By the fourth quarter numbers:
- Intelligent Cloud operating income was $12.86 billion followed by Productivity and Business Processes operating income of $10.14 billion.
- More Personal Computing operating income was $4.92 billion.
- Office Commercial revenue ws up 12% and Office Consumer revenue was up 3%.
- LinkedIn revenue was up 10%.
- Dynamics 365 revenue growth was 19%.
- Windows revenue was up 7%.
Microsoft said first quarter revenue will be between $63.8 billion and $64.8 billion.
Takeaways from the conference call include:
- Microsoft is adding Azure AI customers, but remains capacity constrained. Nadella said: "We now have over 60,000 Azure AI customers, up nearly 60% year-over-year, and average spend per customer continues to grow."
- Models as a service customers doubled sequentially in the fourth quarter.
- Copilot accounted for 40% of GitHub's revenue growth in the fourth quarter. Nadella said Copilot was driving growth across the portfolio. He said: "Copilot customers increased more than 60% quarter-over-quarter. Feedback has been positive, with majority of enterprise customers coming back to purchase more seats. All-up, the number of customers with more than 10,000 seats more than doubled quarter-over-quarter, including Capital Group, Disney, Dow, Kyndryl, Novartis. And EY alone will deploy Copilot to 150,000 of its employees."
- Capital expenditures will continue to grow for the AI buildout. Hood said: "Capital expenditures including finance leases were $19 billion, in line with expectations, and cash paid for PP&E was $13.9 billion. Cloud and AI related spend represents nearly all of total capital expenditures. Within that, roughly half is for infrastructure needs where we continue to build and lease datacenters that will support monetization over the next 15 years and beyond. The remaining cloud and AI related spend is primarily for servers, both CPUs and GPUs, to serve customers based on demand signals. For the full fiscal year, the mix of our cloud and AI related spend was similar to Q4."

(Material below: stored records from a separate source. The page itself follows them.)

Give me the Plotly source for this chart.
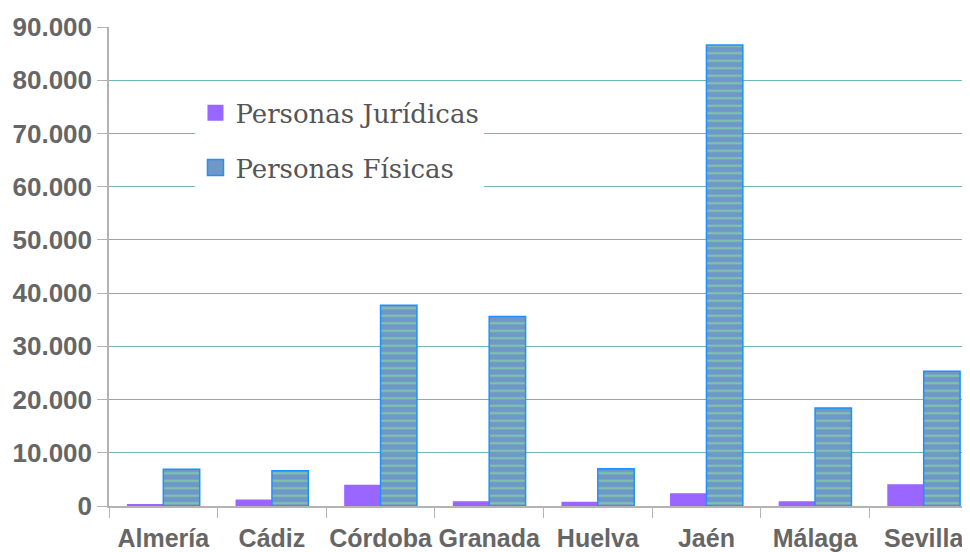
import plotly.graph_objects as go

categories = ["Almería", "Cádiz", "Córdoba", "Granada", "Huelva", "Jaén", "Málaga", "Sevilla"]
juridicas = [300, 1200, 4000, 900, 800, 2400, 900, 4100]
fisicas = [6900, 6600, 37700, 35600, 7000, 86600, 18400, 25300]
y_ticks = [0, 10000, 20000, 30000, 40000, 50000, 60000, 70000, 80000, 90000]

fig = go.Figure()
fig.add_trace(go.Bar(
    x=categories, y=juridicas, name="Personas Jurídicas", showlegend=False,
    marker=dict(color="#9966ff", line=dict(width=0)),
))
fig.add_trace(go.Bar(
    x=categories, y=fisicas, name="Personas Físicas", showlegend=False,
    marker=dict(
        color="#6f97c8",
        line=dict(color="#1e90ff", width=1.5),
        pattern=dict(shape="-", fgcolor="#90ee90", bgcolor="#6f97c8", size=7.5, solidity=0.3),
    ),
))
# legend entries
fig.add_trace(go.Scatter(
    x=[None], y=[None], mode="markers", name="Personas Jurídicas", legendgroup="a",
    marker=dict(symbol="square", size=20, color="#9966ff"),
))
fig.add_trace(go.Scatter(
    x=[None], y=[None], mode="markers", name="Personas Físicas", legendgroup="b",
    marker=dict(symbol="square", size=20, color="#6f97c8", line=dict(color="#1e90ff", width=1.5)),
))

fig.update_layout(
    width=970, height=552,
    margin=dict(l=101, r=0, t=19, b=54),
    barmode="group", bargap=0.33, bargroupgap=0,
    paper_bgcolor="white", plot_bgcolor="white",
    separators=",.",
    font=dict(family="Liberation Sans, Arial, sans-serif", color="#666666"),
    legend=dict(
        x=0.0995, y=0.87, xanchor="left", yanchor="top",
        bgcolor="white", borderwidth=0,
        font=dict(family="DejaVu Serif, Liberation Serif, serif", size=26, color="#555555"),
        itemsizing="trace", tracegroupgap=18, itemwidth=30,
    ),
    showlegend=True,
)
fig.update_xaxes(
    range=[-0.5, 7.5], automargin=False, tickangle=0, ticklabelstandoff=9,
    showgrid=False, showline=True, linecolor="#b3b3b3", linewidth=1.5,
    ticks="outside", tickson="boundaries", ticklen=10, tickcolor="#b3b3b3",
    tickfont=dict(size=25, color="#666666", family="Liberation Sans, Arial, sans-serif", weight="bold"),
)
fig.update_yaxes(
    range=[0, 90000], tickvals=y_ticks, tickformat=",d", automargin=False,
    showgrid=True, gridcolor="#6fb8b8", gridwidth=1,
    showline=True, linecolor="#b3b3b3", linewidth=1.5,
    zeroline=False,
    ticks="outside", ticklen=10, tickcolor="#b3b3b3",
    tickfont=dict(size=26, color="#666666", family="Liberation Sans, Arial, sans-serif", weight="bold"),
)

fig.write_html("out.html")
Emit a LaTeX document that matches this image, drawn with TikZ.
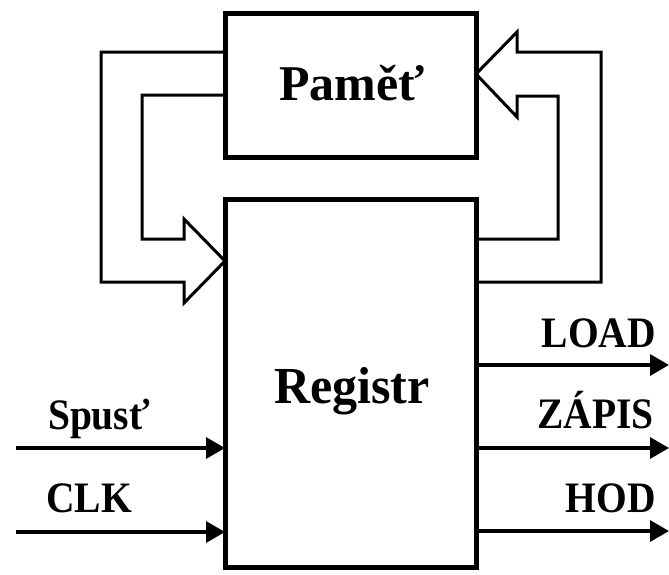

- The genAI payoff will take time for Microsoft and will drive growth across the product line, said Nadella. He added: "At the end of the day, GenAI is just software. So it is really translating into fundamentally growth on what has been our M365 SaaS offering with a newer offering that is the Copilot SaaS offering, which today is on a growth rate that's faster than any other previous generation of software we launched as a suite in M365. That's, I think, the best way to describe it."